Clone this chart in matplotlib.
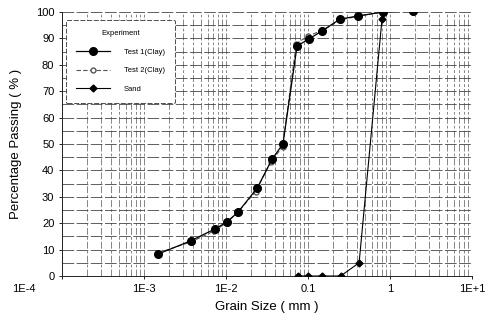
import matplotlib
matplotlib.use("Agg")
import matplotlib.pyplot as plt
import matplotlib.transforms as mtransforms

plt.rcParams['font.family'] = ['Liberation Sans', 'DejaVu Sans']

# Data
test1_x = [1.48e-3, 3.7e-3, 7.3e-3, 1.03e-2, 1.4e-2, 2.4e-2, 3.65e-2, 4.95e-2, 7.35e-2, 0.103, 0.148, 0.245, 0.41, 0.82, 1.9]
test1_y = [8.3, 13.3, 17.8, 20.5, 24.2, 33.3, 44.3, 50.0, 87.1, 89.8, 92.8, 97.3, 98.5, 100.0, 100.5]
test2_x = [1.5e-3, 3.8e-3, 7.1e-3, 1.0e-2, 1.38e-2, 2.3e-2, 3.5e-2, 4.9e-2, 7.2e-2, 0.101, 0.15, 0.25, 0.42, 0.83, 1.9]
test2_y = [8.8, 13.0, 17.0, 20.0, 24.0, 32.0, 43.0, 49.0, 88.0, 91.0, 93.0, 97.0, 98.5, 100.0, 100.5]
sand_x = [0.075, 0.1, 0.15, 0.25, 0.42, 0.8, 0.82]
sand_y = [0.0, 0.0, 0.0, 0.0, 5.0, 97.5, 100.0]

xticks = [1e-4, 1e-3, 1e-2, 1e-1, 1, 10]
xticklabels = ["1E-4", "1E-3", "1E-2", "0.1", "1", "1E+1"]
yticks = list(range(0, 101, 10))

fig = plt.figure(figsize=(4.87, 3.22), dpi=100)
ax = fig.add_axes([62/487, 46/322, 410/487, 264/322])
ax.set_xscale('log')
ax.set_xlim(1e-4, 10)
ax.set_ylim(0, 100)

# grid
ax.grid(True, which='both', axis='x', color='#555555', lw=0.5, ls=(0, (10, 3, 4, 3)))
ax.set_yticks(list(range(0, 101, 5)), minor=True)
ax.grid(True, which='both', axis='y', color='#444444', lw=0.6, ls=(0, (14, 3)))

l1, = ax.plot(test1_x, test1_y, color='black', lw=0.9, marker='o', ms=5.5, label='Test 1(Clay)', zorder=4)
l2, = ax.plot(test2_x, test2_y, color='#555555', lw=0.8, ls=(0, (4, 2)), marker='o', ms=3.5, mfc='white', mec='#555555', label='Test 2(Clay)', zorder=3)
l3, = ax.plot(sand_x, sand_y, color='black', lw=0.8, marker='D', ms=3.5, label='Sand', zorder=4)

ax.set_xticks(xticks)
ax.set_xticklabels(xticklabels)
ax.set_yticks(yticks)
ax.tick_params(axis='both', which='major', labelsize=8, length=2, width=0.6, direction='out')
ax.tick_params(axis='both', which='minor', length=0)
# shift first x label left as in reference
lab0 = ax.get_xticklabels()[0]
lab0.set_transform(lab0.get_transform() + mtransforms.ScaledTranslation(-38/100, 0, fig.dpi_scale_trans))

for s in ax.spines.values():
    s.set_linewidth(0.7)
    s.set_color('#222222')
ax.spines['top'].set_visible(False)
ax.spines['right'].set_visible(False)

ax.set_xlabel('Grain Size ( mm )', fontsize=9.5, labelpad=5)
ax.set_ylabel('Percentage Passing ( % )', fontsize=9.5, labelpad=10)

leg = ax.legend(handles=[l1, l2, l3], title='Experiment', loc='upper left',
                bbox_to_anchor=(0.0, 0.985), fontsize=5.5, title_fontsize=5.5,
                frameon=True, fancybox=True, edgecolor='#333333', framealpha=1,
                handlelength=4.5, labelspacing=1.5, borderpad=1.3, handletextpad=1.8)
leg.get_frame().set_linewidth(0.6)
leg.get_frame().set_linestyle((0, (6, 2)))

fig.savefig('out.png', dpi=100)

- TASK DETAILS -
Return exactly what appears from the opening line of the material through the line with "ls=(0, (14, 3)))", apart from the pictures.

- RESPONSE TO THIS EXERCISE -
Clone this chart in matplotlib.
import matplotlib
matplotlib.use("Agg")
import matplotlib.pyplot as plt
import matplotlib.transforms as mtransforms

plt.rcParams['font.family'] = ['Liberation Sans', 'DejaVu Sans']

# Data
test1_x = [1.48e-3, 3.7e-3, 7.3e-3, 1.03e-2, 1.4e-2, 2.4e-2, 3.65e-2, 4.95e-2, 7.35e-2, 0.103, 0.148, 0.245, 0.41, 0.82, 1.9]
test1_y = [8.3, 13.3, 17.8, 20.5, 24.2, 33.3, 44.3, 50.0, 87.1, 89.8, 92.8, 97.3, 98.5, 100.0, 100.5]
test2_x = [1.5e-3, 3.8e-3, 7.1e-3, 1.0e-2, 1.38e-2, 2.3e-2, 3.5e-2, 4.9e-2, 7.2e-2, 0.101, 0.15, 0.25, 0.42, 0.83, 1.9]
test2_y = [8.8, 13.0, 17.0, 20.0, 24.0, 32.0, 43.0, 49.0, 88.0, 91.0, 93.0, 97.0, 98.5, 100.0, 100.5]
sand_x = [0.075, 0.1, 0.15, 0.25, 0.42, 0.8, 0.82]
sand_y = [0.0, 0.0, 0.0, 0.0, 5.0, 97.5, 100.0]

xticks = [1e-4, 1e-3, 1e-2, 1e-1, 1, 10]
xticklabels = ["1E-4", "1E-3", "1E-2", "0.1", "1", "1E+1"]
yticks = list(range(0, 101, 10))

fig = plt.figure(figsize=(4.87, 3.22), dpi=100)
ax = fig.add_axes([62/487, 46/322, 410/487, 264/322])
ax.set_xscale('log')
ax.set_xlim(1e-4, 10)
ax.set_ylim(0, 100)

# grid
ax.grid(True, which='both', axis='x', color='#555555', lw=0.5, ls=(0, (10, 3, 4, 3)))
ax.set_yticks(list(range(0, 101, 5)), minor=True)
ax.grid(True, which='both', axis='y', color='#444444', lw=0.6, ls=(0, (14, 3)))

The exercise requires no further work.